Tahun lalu, beredar pula buku pelajaran agama Islam yang membolehkan waria/banci menjadi imam shalat. Klarifikasinya, waria adalah khuntsa atau al-mukhannats dalam teori fiqih. Padahal sesungguhnya, khuntsa lebih tepat secara medis disebut hermaphrodite atau berkelamin ganda, sedangkan praktik seksual LGBT secara umum dapat disebut liwath yang merupakan salah satu perkara jinayat (pidana).
Waspada Play As Vicitim
Satu hal yang patut jadi perhatian adalah taktik playing as victim.

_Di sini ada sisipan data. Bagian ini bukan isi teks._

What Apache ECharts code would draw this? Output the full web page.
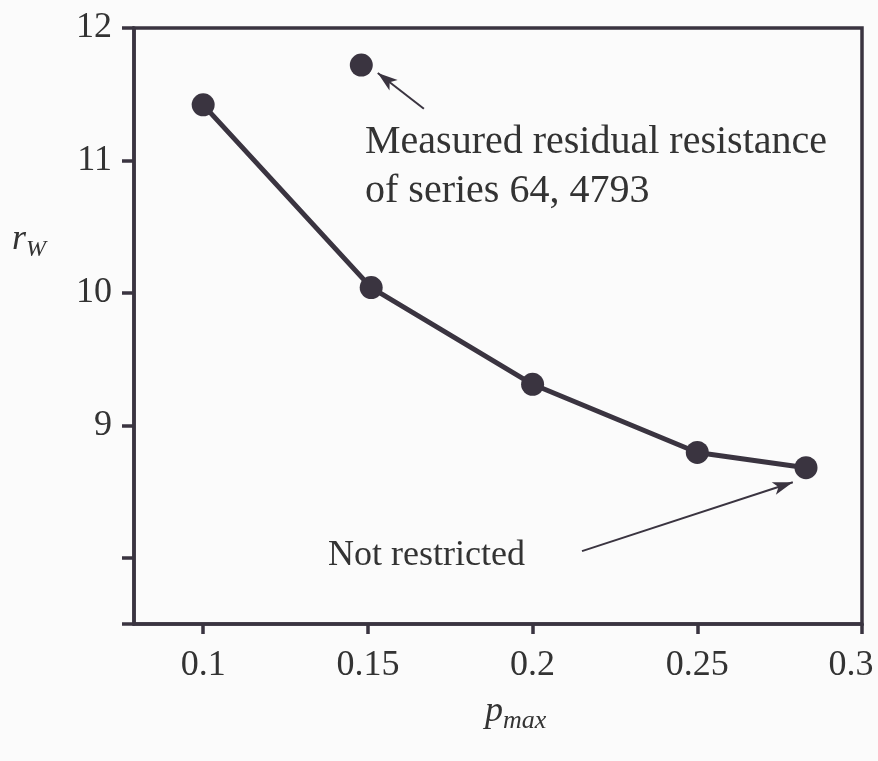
<!DOCTYPE html>
<html>
<head>
<meta charset="utf-8">
<script src="https://cdn.jsdelivr.net/npm/echarts@6/dist/echarts.min.js"></script>
<style>
html,body{margin:0;padding:0;background:#fbfbfb;}
#c{width:878px;height:761px;}
</style>
</head>
<body>
<div id="c"></div>
<script>
// data
var pMax = [0.1, 0.151, 0.2, 0.25, 0.283];
var rW = [11.42, 10.04, 9.31, 8.795, 8.68];
var measuredP = [0.148];
var measuredR = [11.72];
var xTicks = [0.1, 0.15, 0.2, 0.25, 0.3];
var yTicks = [7.5, 8, 9, 10, 11, 12];
var yLabels = [9, 10, 11, 12];
var arrow1 = [[0.167, 11.39], [0.153, 11.66]];
var arrow2 = [[0.215, 8.05], [0.279, 8.57]];

var ink = '#3a3440';
var txt = '#333';
var font = '"Liberation Serif", "Times New Roman", serif';

var chart = echarts.init(document.getElementById('c'));
var lineData = pMax.map(function (p, i) { return [p, rW[i]]; });
var measData = measuredP.map(function (p, i) { return [p, measuredR[i]]; });

chart.setOption({
  animation: false,
  backgroundColor: '#fbfbfb',
  grid: {left: 134, right: 16, top: 28, bottom: 137, outerBoundsMode: 'none', containLabel: false, show: true, borderColor: ink, borderWidth: 3.5, backgroundColor: 'transparent'},
  xAxis: {
    type: 'value', min: 0.079, max: 0.3,
    axisLine: {show: true, lineStyle: {color: ink, width: 3.5}},
    axisTick: {show: true, length: 10, inside: false, customValues: xTicks, lineStyle: {color: ink, width: 3.5}},
    axisLabel: {
      customValues: xTicks, color: txt, fontFamily: font, fontSize: 36, margin: 24,
      formatter: function (v) { return v >= 0.3 ? '{e|' + v + '}' : String(v); },
      rich: {e: {fontFamily: font, fontSize: 36, color: txt, padding: [0, 22, 0, 0]}}
    },
    splitLine: {show: false}
  },
  yAxis: {
    type: 'value', min: 7.5, max: 12,
    axisLine: {show: true, lineStyle: {color: ink, width: 3.5}},
    axisTick: {show: true, length: 12, inside: false, customValues: yTicks, lineStyle: {color: ink, width: 3.5}},
    axisLabel: {customValues: yLabels, color: txt, fontFamily: font, fontSize: 36, margin: 22},
    splitLine: {show: false}
  },
  graphic: [
    {type: 'text', left: 365, top: 118, style: {text: 'Measured residual resistance\nof series 64, 4793', fill: txt, font: '40px ' + font, lineHeight: 49}},
    {type: 'text', left: 328, top: 538, style: {text: 'Not restricted', fill: txt, font: '36px ' + font}},
    {type: 'text', left: 12, top: 222, style: {rich: {r: {fontFamily: font, fontStyle: 'italic', fontSize: 36, fill: txt, lineHeight: 44, verticalAlign: 'middle'}, w: {fontFamily: font, fontStyle: 'italic', fontSize: 24, fill: txt, lineHeight: 44, verticalAlign: 'bottom'}}, text: '{r|r}{w|W}'}},
    {type: 'text', left: 485, top: 694, style: {rich: {p: {fontFamily: font, fontStyle: 'italic', fontSize: 36, fill: txt, lineHeight: 44, verticalAlign: 'middle'}, m: {fontFamily: font, fontStyle: 'italic', fontSize: 26, fill: txt, lineHeight: 44, verticalAlign: 'bottom'}}, text: '{p|p}{m|max}'}}
  ],
  series: [
    {
      type: 'line', data: lineData, symbol: 'circle', symbolSize: 23, showAllSymbol: true,
      lineStyle: {color: ink, width: 5}, itemStyle: {color: ink},
      markLine: {
        silent: true, symbol: ['none', 'arrow'], symbolSize: [10, 20],
        lineStyle: {color: ink, width: 2, type: 'solid'}, label: {show: false},
        emphasis: {disabled: true},
        data: [
          [{coord: arrow1[0]}, {coord: arrow1[1]}],
          [{coord: arrow2[0]}, {coord: arrow2[1]}]
        ]
      }
    },
    {
      type: 'scatter', data: measData, symbol: 'circle', symbolSize: 23,
      itemStyle: {color: ink, opacity: 1}
    }
  ]
});
</script>
</body>
</html>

Sampai saat ini kaum LGBT terus membingkai opini bahwa mereka adalah kelompok yang yang marjinal dan tertindas. Mereka memposisikan diri seolah-olah selalu diintimidasi, di-bully dan mengalami kekerasan. Harapannya, tentu saja untuk menuai simpati publik kepada mereka yang dipersepsikan seakan-akan sedang terzalimi. Kelompok mahasiswa semester awal yang sedang puber intelektual akan takjub pada data-data yang diaku ilmiah nan saintifik. Lalu, dari situlah satu pertahanan kita telah bobol. Mereka tak otomatis jadi LGBT, tapi mereka sudah jatuh simpati kepadanya.
Lalu, apakah LGBT harus didiskriminasi? Jawabannya sudah pasti tidak. Sebab para LGBT ini sesungguhnya adalah korban. Mereka sendiri sebenarnya menjadi seperti itu bukan karena keinginan sendiri. Lingkungan pergaulan dan pendidikan menjadi faktor utama penyebab seseorang menjadi LGBT ini. Data LSM Peduli Sahabat mengungkap, ada 3 pemicu utama seseorang menjadi same sex attraction yaitu pemaksaan mengambil role model (utamanya peran ibu) misalnya dalam kasus keluarga broken home, over protektif atau terlalu manja/dilindungi serta salah mengambil role model secara sukarela yang biasa dialami oleh anak yang tidak mendapat perhatian dari kedua orangtua yang bekerja atau pada anak yatim piatu. Sedangkan faktor trauma jiwa akibat pelecehan seksual (sodomi) sewaktu kecil diyakini sebagai faktor penguat kecenderungan yang sudah terbangun oleh lingkungan.
Oleh karenanya, LGBT semestinya dirangkul dan diajak bersahabat. Sebab pada dasarnya mereka ingin move on dan kembali hijrah kepada fitrahnya yang suci. Hanya saja terkadang, ketiadaan tempat curhat yang tepat semakin meneguhkan kecenderungannya pada orientasi seksual dan identitas sosial non heteroseksual itu. Insya Allah selalu ada jalan keluarnya untuk itu.
Peran Kita
Serbuan kampanye LGBT melalui internet, TV, koran, majalah, buku hingga komik sudah begitu massif. Semua pihak harus mengambil peran. Pemerintah selaku eksekutif bisa memaksimalkan APBN untuk menjaga nilai luhur bangsa ini. DPR pun semestinya menjaga agar penguatan lembaga pernikahan dan pendidikan moral/agama diperkuat melalui legislasi. Tak ketinggalan pula ulama dan segenap ormas Islam mengambil fungsi pencegahan dengan mengoptimalkan pembinaan ummat. Materi-materi taklim sudah semestinya tidak hanya diisi dengan pembahasan bab Thaharah an sich atau perdebatan khilafiyah klasik, melainkan menyentuh isu-isu kekinian, seperti gerakan liberalisasi agama yang ujungnya juga mendukung legalisasi praktik homoseksual. Aktivis dakwah pun harus memainkan wacana tandingan LGBT di media sosial.